Only for forty-somethings, or those who feel like forty-somethings. ;-P

"Marking Time" by Dogberry, an essay on entering the four-oh's. An excerpt:

Last year my fortieth birthday came and went, and just a few weeks ago my forty-first birthday whizzed past too. So far I am happy to report that I have not gone out and bought a shiny new saxophone or an expensive sports car, or hooked up with a skinny 22-year-old model.

I remember welcoming the arrival of the year in which I officially would become a fortysomething with the enthusiasm one reserves for visits to the dentist or to one’s in-laws, or to one’s dentist who also happens to be an in-law. In my mind I was okay with the arrival of the big Four-O. But as the weeks went by and the fateful day approached, I became increasingly anxious. What exactly was bugging me? I thought I had made my peace with one’s inexorable march toward old age (assuming I got there in one piece) and ultimately oblivion. Friends tried to console me. “Fifty is the new forty,” one said, which only made me anxious about one more thing, the big Five-O that loomed in the distance. “You don’t look a day over thirty-seven,” chuckled another, which should have been funny because it’s something I might have said. Nothing made me feel better.

My wife, sensing the arrival of one of my dark moods (during which I am absolutely no fun to be around), suggested a trip out of town. So just a few minutes after the clock had struck twelve on the inevitable day, we were on an express bus to Baguio, and I was trying in vain to get some sleep. We arrived at five in the morning, and I’d forgotten how cold it could be up in this mountain city. One’s amorphous angst is easily overcome by whip-slappingly cold air.
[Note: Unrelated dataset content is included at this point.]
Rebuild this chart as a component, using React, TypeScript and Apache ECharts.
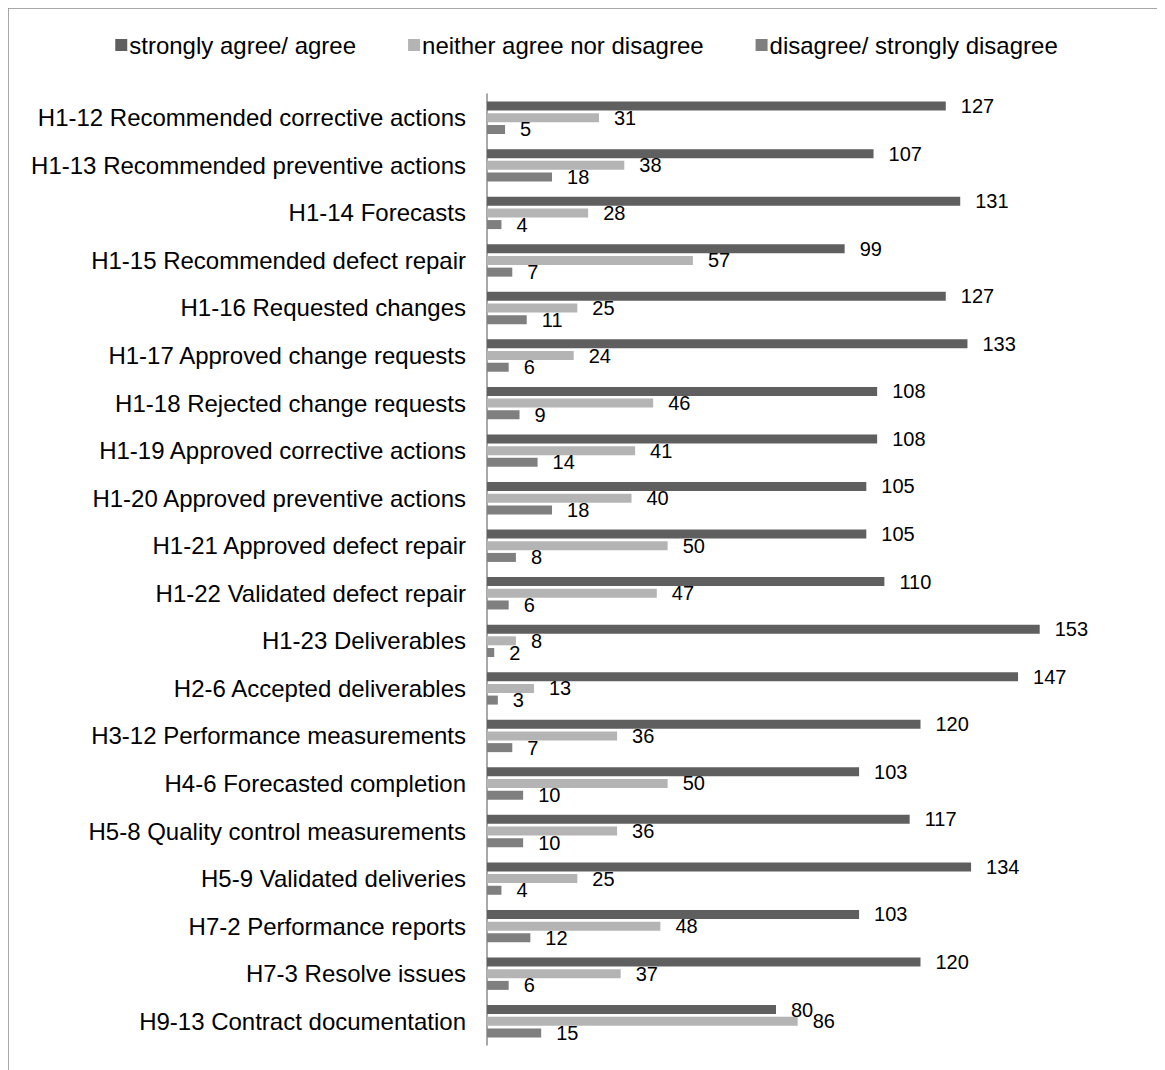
import React, { useEffect, useRef } from "react";
import * as echarts from "echarts";

const categories = [
  "H1-12 Recommended corrective actions",
  "H1-13 Recommended preventive actions",
  "H1-14 Forecasts",
  "H1-15 Recommended defect repair",
  "H1-16 Requested changes",
  "H1-17 Approved change requests",
  "H1-18 Rejected change requests",
  "H1-19 Approved corrective actions",
  "H1-20 Approved preventive actions",
  "H1-21 Approved defect repair",
  "H1-22 Validated defect repair",
  "H1-23 Deliverables",
  "H2-6 Accepted deliverables",
  "H3-12 Performance measurements",
  "H4-6 Forecasted completion",
  "H5-8 Quality control measurements",
  "H5-9 Validated deliveries",
  "H7-2 Performance reports",
  "H7-3 Resolve issues",
  "H9-13 Contract documentation",
];
const agree = [127, 107, 131, 99, 127, 133, 108, 108, 105, 105, 110, 153, 147, 120, 103, 117, 134, 103, 120, 80];
const neither = [31, 38, 28, 57, 25, 24, 46, 41, 40, 50, 47, 8, 13, 36, 50, 36, 25, 48, 37, 86];
const disagree = [5, 18, 4, 7, 11, 6, 9, 14, 18, 8, 6, 2, 3, 7, 10, 10, 4, 12, 6, 15];
const seriesNames = ["strongly agree/ agree", "neither agree nor disagree", "disagree/ strongly disagree"];
const colors = ["#5f5f5f", "#b4b4b4", "#7f7f7f"];

export default function App() {
  const ref = useRef<HTMLDivElement>(null);
  useEffect(() => {
    const chart = echarts.init(ref.current!, null, { renderer: "svg" });
    const font = "'Liberation Sans', Arial, sans-serif";
    const mk = (name: string, data: number[], color: string) => ({
      name,
      type: "bar",
      data,
      barWidth: 9,
      barGap: "30%",
      itemStyle: { color },
      label: {
        show: true,
        position: "right",
        distance: 15,
        fontSize: 20,
        color: "#000",
        fontFamily: font,
      },
    });
    chart.setOption({
      animation: false,
      textStyle: { fontFamily: font },
      graphic: [
        {
          type: "rect",
          shape: { x: 0, y: 0, width: 2000, height: 2000 },
          style: { fill: "none", stroke: "#8c8c8c", lineWidth: 1.5 },
          silent: true,
        },
      ],
      legend: {
        top: 20,
        left: "center",
        itemWidth: 12,
        itemHeight: 12,
        itemGap: 52,
        icon: "rect",
        textStyle: { fontSize: 24, color: "#000", fontFamily: font, padding: [0, 0, 0, -3] },
        data: seriesNames,
      },
      grid: { left: 479, top: 86, height: 951, width: 578, containLabel: false },
      xAxis: { type: "value", min: 0, max: 160, show: false },
      yAxis: {
        type: "category",
        inverse: true,
        data: categories,
        axisLine: { lineStyle: { color: "#8c8c8c", width: 1.5 } },
        axisTick: { show: false },
        axisLabel: { fontSize: 24, color: "#000", margin: 21, fontFamily: font },
      },
      series: [
        mk(seriesNames[0], agree, colors[0]),
        mk(seriesNames[1], neither, colors[1]),
        mk(seriesNames[2], disagree, colors[2]),
      ],
    });
    return () => chart.dispose();
  }, []);
  return <div ref={ref} style={{ width: 1157, height: 1062, overflow: "hidden" }} />;
}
One of the images from that day that has stayed with me: sitting in a restaurant on Session Road looking out a window at a hazy, rainswept afternoon while the smell of bangus sinigang and sizzling pusit filled my nostrils. It was a Saturday in the middle of August. For someone who hadn’t been to Baguio in years, and whose trips always coincided with summer, the wet weather felt strange, as if I had walked into a house a day too late for a party. I wondered, as we ate our hot lunch in the middle of the afternoon (we napped from mid-morning till past noon), if this—the rain, the overcast sky, the sight of people huddled under the awning just outside the window to keep dry—meant anything.